Não existem muitas perguntas que surjam como escolhas definidoras numa conversa ainda embrionária. Ainda menos se nos cingirmos aos universos criados pela ficção. Talvez duas ou três apareçam rapidamente. Mas talvez nenhuma tenha um significado de pertença tão alargado como este clássico: “És Griffyndor? Slytherin? Hufflepuff? Ou Ravenclaw?”.
A escolha não é fácil – e não temos um chapéu que nos diz para onde temos de ir (apesar de o Pottermore ajudar) – e pode levar a horas de debate sobre as conquistas e a importância de cada casa para todo um mundo mágico criado por J.K. Rowling. Há 20 anos ninguém discutia a casa a que pertencia, nem isso traçava linhas de discussão – até Harry Potter e a Pedra Filosofal chegar a Portugal.
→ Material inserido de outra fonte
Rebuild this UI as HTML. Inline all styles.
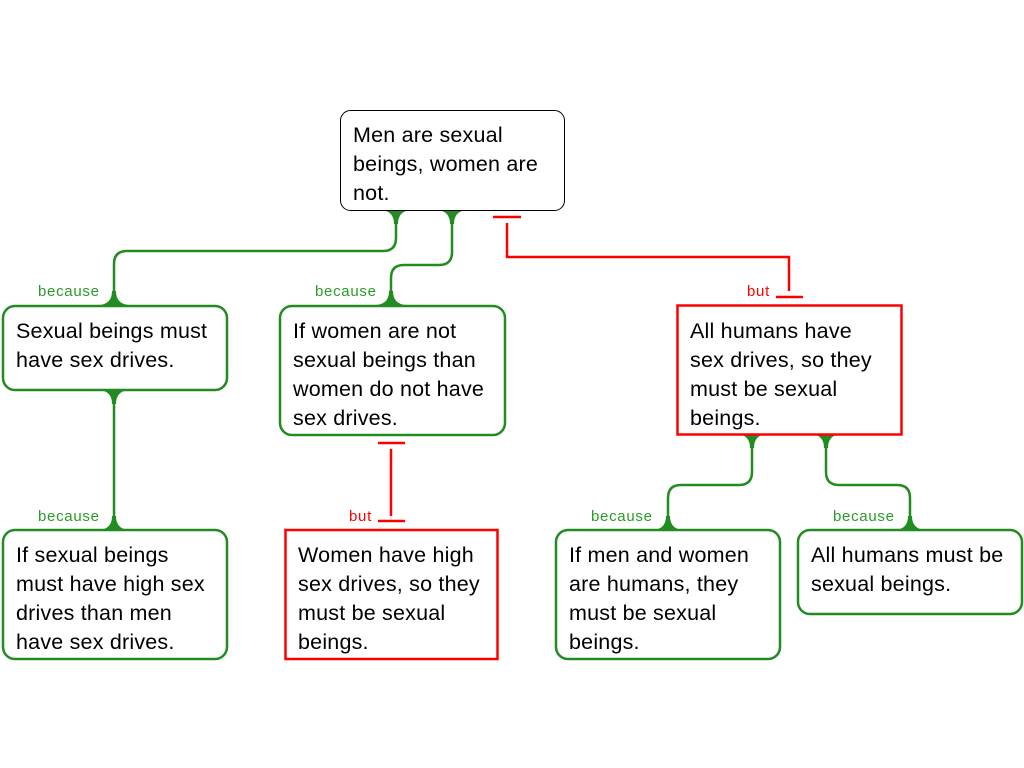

O cenário tão poético, como infantil. Uma lareira acesa e um sofá bem chegado à frente, perto do calor, numa sala escondida de um meio bem rural. Sentado e com poucos meses de saber ler e entender de forma natural as palavras que se juntavam, abandonava momentaneamente os livros de Uma Aventura para descobrir Hogwarts pela primeira vez. Não sei se todos os livros de Harry Potter tiveram uma passagem lida à lareira num Inverno de início de século, mas gosto de acreditar que sim.
Descobri a magia ainda na escola primária e é, possivelmente, o único Carnaval de que tenho memória em miúdo. No armário que ainda tenho reservado em casa – aquela da lareira –, mantenho guardado um fato impecavelmente arrumado e no qual fingia ser o “rapaz que sobreviveu”. Não sei da varinha e os óculos perderam-se no tempo, mas lembro-me do raio desenhado na testa e do quão fantástico me achei na altura – porque se ser mágico é muito giro, ser o Harry Potter era o sonho ambicioso de criança.
Na deriva universitária, abandonei a casa-mãe há cerca de seis anos e, apesar de praticamente todos os livros terem feito a viagem comigo, ainda há alguns que sobram naquela estante que decora o meu antigo quarto. Em jeito de confissão, admito que ainda me falta ler o sétimo livro.
Os ecrãs dominaram e os oito filmes – com todas as suas pequenas lacunas – continuam a remeter para a lareira acesa e, mais especificamente, para a quadra natalícia. Há épocas para maratonas: as de Guerra das Estrelas sempre bem-vindas ou as de Friends que começam para entreter uma noite a precisar de gargalhadas e acabam dez temporadas depois. Harry Potter consegue ser ainda mais particular e arrebatar qualquer Sozinho em Casa em tempos de Natal.
Em jeito de revivalismo pouco épico – pelo menos visto de fora –, o meu Natal tem sido preenchido quase todos os anos com o último filme de Harry Potter enquanto ainda me recuso a levantar da cama depois do dia 24 e, apesar de nem sempre acontecer, com as últimas cenas já espelhadas no ecrã, com a lareira em pano de fundo. A combinação é perfeita e desafio-vos a experimentar o aconchego de um trio com tanto de disparatado como de enternecedor (refiro-me a Harry, Ron e Hermione) com o calor reconfortante de uma lareira em pleno Inverno – quem sabe se por ser à lareira que Harry e Sirius comunicam.
Há uns anos, e precisamente num desses revivalismos, acabei a rever as capas dos meus livros de Harry Potter – um deles com autocolantes da Hermione, certamente uma paixoneta infantil. A conclusão foi a mesma que tiraram há um minuto: falta só o último. Daí que tenha ainda por cumprir a decisão de o comprar e de fazer uma maratona – mas literária. O início seria similar ao de há 15 ou 16 anos: num Inverno à beira da lareira de minha casa.